Three design measures help here: reducing the gap dimension, choosing a more pressure-resistant or harder material, or installing back-up rings, which support the sealing material at the gap. In addition, the pressure direction matters. For many static face seals, it is favorable to position the seal so that pressure “energizes” it in a useful direction — that is, increases contact pressure rather than pulling the seal out of its groove.
The sealing surfaces themselves are also decisive. Roughness and flatness determine how well the contact zone closes. With gases or vacuum, the requirements often increase, because even small surface channels can produce measurable leakage.
Material and Selection Criteria — A Practical Check
When selecting an axial seal, the first question is what is being sealed and under what operating conditions. An oil circuit at moderate temperatures places different demands than a chemically aggressive medium or a gas application with strict leak-tightness requirements.
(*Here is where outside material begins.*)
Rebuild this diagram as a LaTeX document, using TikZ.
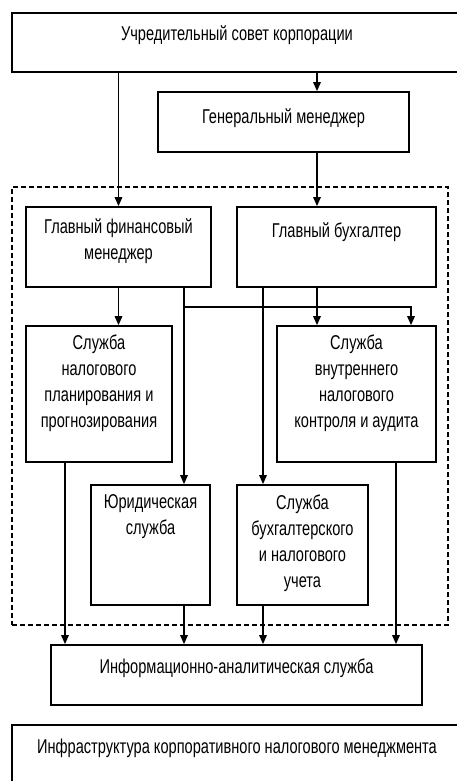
\documentclass[tikz,border=0pt]{standalone}
\usepackage{fontspec}
\setmainfont[FakeStretch=0.73]{Liberation Sans}
\usetikzlibrary{arrows.meta,calc}
\begin{document}
\begin{tikzpicture}[x=1pt,y=-1pt,
  box/.style={draw, line width=1.7pt, inner sep=0pt},
  zonebox/.style={draw, line width=1.3pt, dash pattern=on 5pt off 3pt, inner sep=0pt},
  txt/.style={inner sep=0pt, align=center, anchor=north, font=\fontsize{20}{26}\selectfont,
    execute at begin node={\rule{0pt}{20pt}}},
  arr/.style={line width=1.5pt, -{Triangle[length=9pt,width=7.5pt]}}
]
\useasboundingbox (0,0) rectangle (457,781);
% boxes
\node[box, minimum width=450, minimum height=59] (uc) at (237,42.5) {};
\node[box, minimum width=251, minimum height=60] (gm) at (283.5,122) {};
\node[zonebox, minimum width=436, minimum height=438] (zone) at (230,406) {};
\node[box, minimum width=185, minimum height=80] (gfm) at (118.5,247) {};
\node[box, minimum width=199, minimum height=80] (gb) at (336.5,247) {};
\node[box, minimum width=146, minimum height=136] (snp) at (99,394) {};
\node[box, minimum width=159, minimum height=136] (svk) at (356.5,394) {};
\node[box, minimum width=119, minimum height=120] (yur) at (150.5,545) {};
\node[box, minimum width=131, minimum height=120] (sbu) at (302.5,545) {};
\node[box, minimum width=371, minimum height=60] (ias) at (236.5,675) {};
\node[box, minimum width=450, minimum height=65] (inf) at (237,757.5) {};
% texts (north = first baseline - 20)
\node[txt] (tuc) at ($(uc.north)+(0,8)$) {Учредительный совет корпорации};
\node[txt] (tgm) at ($(gm.north)+(0,12)$) {Генеральный менеджер};
\node[txt] (tgfm) at ($(gfm.north)+(0,12)$) {Главный финансовый\\менеджер};
\node[txt] (tgb) at ($(gb.north)+(0,11)$) {Главный бухгалтер};
\node[txt] (tsnp) at ($(snp.north)+(0,9)$) {Служба\\налогового\\планирования и\\прогнозирования};
\node[txt] (tsvk) at ($(svk.north)+(0,9)$) {Служба\\внутреннего\\налогового\\контроля и аудита};
\node[txt] (tyur) at ($(yur.north)+(0,10)$) {Юридическая\\служба};
\node[txt] (tsbu) at ($(sbu.north)+(0,10)$) {Служба\\бухгалтерского\\и налогового\\учета};
\node[txt] (tias) at ($(ias.north)+(0,9)$) {Информационно-аналитическая служба};
\node[txt] (tinf) at ($(inf.north)+(0,9)$) {Инфраструктура корпоративного налогового менеджмента};
% connectors
\draw[arr] (uc.south -| gfm.north) -- (gfm.north);
\draw[arr] (uc.south -| 317,0) -- (gm.north -| 317,0);
\draw[arr] (gm.south -| 317,0) -- (gb.north -| 317,0);
\draw[arr] (gfm.south -| 118.5,0) -- (snp.north -| 118.5,0);
\draw[arr] (gfm.south -| 184,0) -- (yur.north -| 184,0);
\coordinate (br) at (184,307);
\draw[arr] (br) -| (svk.north -| 411,0);
\draw[arr] (gb.south -| 263,0) -- (sbu.north -| 263,0);
\draw[arr] (gb.south -| 317,0) -- (svk.north -| 317,0);
\draw[arr] (snp.south -| 65,0) -- (ias.north -| 65,0);
\draw[arr] (yur.south -| 184,0) -- (ias.north -| 184,0);
\draw[arr] (sbu.south -| 263,0) -- (ias.north -| 263,0);
\draw[arr] (svk.south -| 396,0) -- (ias.north -| 396,0);
\end{tikzpicture}
\end{document}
After that comes the question of how the seal is loaded: statically, with micro-movements, or with repeated assembly cycles.
The following table groups together practical criteria that typically drive the decision in sealing technology:
| Selection question | Why it matters | Typical consequence |
|---|---|---|
| Medium (liquid/gas/vacuum) | Leakage behavior and media resistance differ greatly | With gas or vacuum, better surfaces and more defined contact pressure are typically needed |
| Pressure level and direction | Affects contact pressure and extrusion risk | Lay out the seal so pressure energizes it; if needed, add a back-up ring |
| Temperature range | Affects hardness, set behavior, and thermal expansion | Possibly use a PTFE compound or suitable elastomers; check tolerances |
| Gap dimensions and tolerances | Determine whether extrusion or under-compression is a risk | Adjust groove geometry and fill ratio; limit gap sizes |
| Movement share (static vs. lightly dynamic) | Friction and wear can become relevant | Choose a material with better friction properties; adapt surfaces |
| Sealing surfaces (roughness/flatness) | Determine micro-leakage and set behavior | Use finer machining, defined contact area, no sharp edges |
Quick Check: Which Seal Type, When?
- O-rings often work well when the application is static, the geometry can be implemented close to the standard, and medium plus temperature stay within the typical elastomer range.
- Profile seals are frequently the right choice when a larger contact area is desired or when the joint should become more robust to assembly effects and tolerances — for example, with flange connections under variable bolt preload.
- Spring-energized PTFE seals typically fit when chemical or temperature resistance is the priority, or when a defined contact force must remain stable under changing conditions and at low pressures.
For demanding applications — such as high pressure, very small allowable leakage, or unfavorable tolerance chains — a specialized design or expert consultation is usually advisable.